— Given data —
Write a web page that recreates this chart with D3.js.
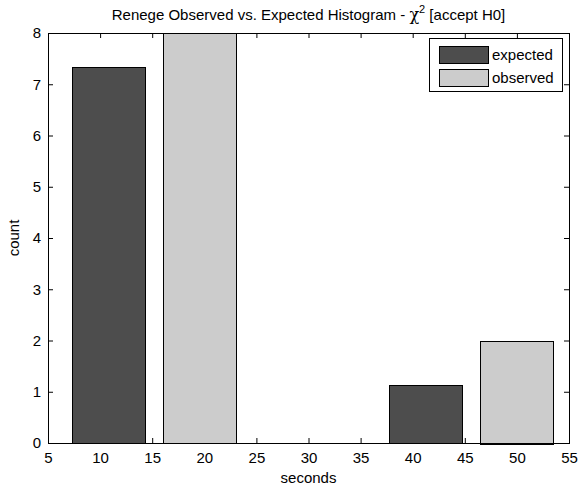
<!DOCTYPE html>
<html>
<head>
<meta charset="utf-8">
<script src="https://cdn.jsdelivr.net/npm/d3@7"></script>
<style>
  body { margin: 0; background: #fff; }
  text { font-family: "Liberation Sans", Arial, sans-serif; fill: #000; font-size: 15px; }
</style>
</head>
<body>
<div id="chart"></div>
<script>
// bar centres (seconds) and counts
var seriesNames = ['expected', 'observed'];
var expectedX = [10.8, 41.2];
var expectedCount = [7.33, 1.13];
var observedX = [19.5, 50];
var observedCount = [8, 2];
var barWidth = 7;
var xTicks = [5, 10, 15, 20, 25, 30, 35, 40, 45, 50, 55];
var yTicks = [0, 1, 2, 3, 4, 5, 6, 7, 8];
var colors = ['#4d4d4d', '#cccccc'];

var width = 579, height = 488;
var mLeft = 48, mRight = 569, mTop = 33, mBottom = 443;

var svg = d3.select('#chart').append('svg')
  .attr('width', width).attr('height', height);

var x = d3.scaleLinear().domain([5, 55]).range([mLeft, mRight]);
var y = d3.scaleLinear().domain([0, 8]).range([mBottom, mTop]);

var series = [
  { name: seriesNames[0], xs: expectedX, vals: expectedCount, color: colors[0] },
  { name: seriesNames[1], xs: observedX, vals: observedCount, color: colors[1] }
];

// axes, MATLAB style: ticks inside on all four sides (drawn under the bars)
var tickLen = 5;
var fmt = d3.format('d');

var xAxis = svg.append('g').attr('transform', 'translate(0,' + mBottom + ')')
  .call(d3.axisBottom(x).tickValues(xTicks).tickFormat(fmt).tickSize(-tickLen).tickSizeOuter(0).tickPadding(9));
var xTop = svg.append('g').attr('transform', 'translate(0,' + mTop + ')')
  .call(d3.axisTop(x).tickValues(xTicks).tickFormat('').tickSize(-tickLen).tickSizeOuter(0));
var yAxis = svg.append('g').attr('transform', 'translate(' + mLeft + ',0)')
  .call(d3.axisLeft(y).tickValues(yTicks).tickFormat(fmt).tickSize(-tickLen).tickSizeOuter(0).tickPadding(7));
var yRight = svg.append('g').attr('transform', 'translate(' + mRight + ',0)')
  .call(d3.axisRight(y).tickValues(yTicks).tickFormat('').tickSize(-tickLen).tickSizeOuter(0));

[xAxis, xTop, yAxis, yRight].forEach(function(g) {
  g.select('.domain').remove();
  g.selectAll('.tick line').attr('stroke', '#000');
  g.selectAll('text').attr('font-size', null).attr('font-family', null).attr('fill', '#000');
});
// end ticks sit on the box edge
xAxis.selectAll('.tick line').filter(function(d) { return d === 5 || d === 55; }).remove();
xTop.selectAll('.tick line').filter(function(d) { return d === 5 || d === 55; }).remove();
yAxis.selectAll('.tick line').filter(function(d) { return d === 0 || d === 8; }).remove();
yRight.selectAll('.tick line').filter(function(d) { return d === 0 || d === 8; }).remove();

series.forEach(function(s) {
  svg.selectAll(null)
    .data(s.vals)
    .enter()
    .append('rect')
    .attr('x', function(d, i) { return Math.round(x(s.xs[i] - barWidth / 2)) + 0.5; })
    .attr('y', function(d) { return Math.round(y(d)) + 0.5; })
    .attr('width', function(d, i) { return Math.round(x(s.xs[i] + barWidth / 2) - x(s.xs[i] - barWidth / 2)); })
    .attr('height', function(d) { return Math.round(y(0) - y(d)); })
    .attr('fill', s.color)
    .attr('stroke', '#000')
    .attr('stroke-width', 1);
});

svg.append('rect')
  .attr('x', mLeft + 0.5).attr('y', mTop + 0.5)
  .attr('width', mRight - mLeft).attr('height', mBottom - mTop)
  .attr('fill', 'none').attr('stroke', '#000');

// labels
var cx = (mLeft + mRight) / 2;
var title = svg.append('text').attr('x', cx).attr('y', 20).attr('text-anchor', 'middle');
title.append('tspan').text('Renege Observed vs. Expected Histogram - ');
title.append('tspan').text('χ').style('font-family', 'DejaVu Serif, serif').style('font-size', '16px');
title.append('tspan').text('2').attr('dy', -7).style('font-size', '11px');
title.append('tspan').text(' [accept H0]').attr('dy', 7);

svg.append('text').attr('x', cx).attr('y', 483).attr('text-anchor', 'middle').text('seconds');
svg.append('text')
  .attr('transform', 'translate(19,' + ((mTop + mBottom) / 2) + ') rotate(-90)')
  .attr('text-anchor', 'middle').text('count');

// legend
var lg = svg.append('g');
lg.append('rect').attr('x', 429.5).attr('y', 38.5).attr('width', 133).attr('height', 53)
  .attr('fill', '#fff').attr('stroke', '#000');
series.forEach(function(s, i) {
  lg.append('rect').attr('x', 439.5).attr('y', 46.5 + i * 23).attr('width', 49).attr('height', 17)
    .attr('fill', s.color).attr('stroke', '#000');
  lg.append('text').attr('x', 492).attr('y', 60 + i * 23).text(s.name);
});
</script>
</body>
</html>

— Challenge —
Please transcribe the material above exactly as written. Leave the pictures out.

— Full output —
Write a web page that recreates this chart with D3.js.
<!DOCTYPE html>
<html>
<head>
<meta charset="utf-8">
<script src="https://cdn.jsdelivr.net/npm/d3@7"></script>
<style>
  body { margin: 0; background: #fff; }
  text { font-family: "Liberation Sans", Arial, sans-serif; fill: #000; font-size: 15px; }
</style>
</head>
<body>
<div id="chart"></div>
<script>
// bar centres (seconds) and counts
var seriesNames = ['expected', 'observed'];
var expectedX = [10.8, 41.2];
var expectedCount = [7.33, 1.13];
var observedX = [19.5, 50];
var observedCount = [8, 2];
var barWidth = 7;
var xTicks = [5, 10, 15, 20, 25, 30, 35, 40, 45, 50, 55];
var yTicks = [0, 1, 2, 3, 4, 5, 6, 7, 8];
var colors = ['#4d4d4d', '#cccccc'];

var width = 579, height = 488;
var mLeft = 48, mRight = 569, mTop = 33, mBottom = 443;

var svg = d3.select('#chart').append('svg')
  .attr('width', width).attr('height', height);

var x = d3.scaleLinear().domain([5, 55]).range([mLeft, mRight]);
var y = d3.scaleLinear().domain([0, 8]).range([mBottom, mTop]);

var series = [
  { name: seriesNames[0], xs: expectedX, vals: expectedCount, color: colors[0] },
  { name: seriesNames[1], xs: observedX, vals: observedCount, color: colors[1] }
];

// axes, MATLAB style: ticks inside on all four sides (drawn under the bars)
var tickLen = 5;
var fmt = d3.format('d');

var xAxis = svg.append('g').attr('transform', 'translate(0,' + mBottom + ')')
  .call(d3.axisBottom(x).tickValues(xTicks).tickFormat(fmt).tickSize(-tickLen).tickSizeOuter(0).tickPadding(9));
var xTop = svg.append('g').attr('transform', 'translate(0,' + mTop + ')')
  .call(d3.axisTop(x).tickValues(xTicks).tickFormat('').tickSize(-tickLen).tickSizeOuter(0));
var yAxis = svg.append('g').attr('transform', 'translate(' + mLeft + ',0)')
  .call(d3.axisLeft(y).tickValues(yTicks).tickFormat(fmt).tickSize(-tickLen).tickSizeOuter(0).tickPadding(7));
var yRight = svg.append('g').attr('transform', 'translate(' + mRight + ',0)')
  .call(d3.axisRight(y).tickValues(yTicks).tickFormat('').tickSize(-tickLen).tickSizeOuter(0));

[xAxis, xTop, yAxis, yRight].forEach(function(g) {
  g.select('.domain').remove();
  g.selectAll('.tick line').attr('stroke', '#000');
  g.selectAll('text').attr('font-size', null).attr('font-family', null).attr('fill', '#000');
});
// end ticks sit on the box edge
xAxis.selectAll('.tick line').filter(function(d) { return d === 5 || d === 55; }).remove();
xTop.selectAll('.tick line').filter(function(d) { return d === 5 || d === 55; }).remove();
yAxis.selectAll('.tick line').filter(function(d) { return d === 0 || d === 8; }).remove();
yRight.selectAll('.tick line').filter(function(d) { return d === 0 || d === 8; }).remove();

series.forEach(function(s) {
  svg.selectAll(null)
    .data(s.vals)
    .enter()
    .append('rect')
    .attr('x', function(d, i) { return Math.round(x(s.xs[i] - barWidth / 2)) + 0.5; })
    .attr('y', function(d) { return Math.round(y(d)) + 0.5; })
    .attr('width', function(d, i) { return Math.round(x(s.xs[i] + barWidth / 2) - x(s.xs[i] - barWidth / 2)); })
    .attr('height', function(d) { return Math.round(y(0) - y(d)); })
    .attr('fill', s.color)
    .attr('stroke', '#000')
    .attr('stroke-width', 1);
});

svg.append('rect')
  .attr('x', mLeft + 0.5).attr('y', mTop + 0.5)
  .attr('width', mRight - mLeft).attr('height', mBottom - mTop)
  .attr('fill', 'none').attr('stroke', '#000');

// labels
var cx = (mLeft + mRight) / 2;
var title = svg.append('text').attr('x', cx).attr('y', 20).attr('text-anchor', 'middle');
title.append('tspan').text('Renege Observed vs. Expected Histogram - ');
title.append('tspan').text('χ').style('font-family', 'DejaVu Serif, serif').style('font-size', '16px');
title.append('tspan').text('2').attr('dy', -7).style('font-size', '11px');
title.append('tspan').text(' [accept H0]').attr('dy', 7);

svg.append('text').attr('x', cx).attr('y', 483).attr('text-anchor', 'middle').text('seconds');
svg.append('text')
  .attr('transform', 'translate(19,' + ((mTop + mBottom) / 2) + ') rotate(-90)')
  .attr('text-anchor', 'middle').text('count');

// legend
var lg = svg.append('g');
lg.append('rect').attr('x', 429.5).attr('y', 38.5).attr('width', 133).attr('height', 53)
  .attr('fill', '#fff').attr('stroke', '#000');
series.forEach(function(s, i) {
  lg.append('rect').attr('x', 439.5).attr('y', 46.5 + i * 23).attr('width', 49).attr('height', 17)
    .attr('fill', s.color).attr('stroke', '#000');
  lg.append('text').attr('x', 492).attr('y', 60 + i * 23).text(s.name);
});
</script>
</body>
</html>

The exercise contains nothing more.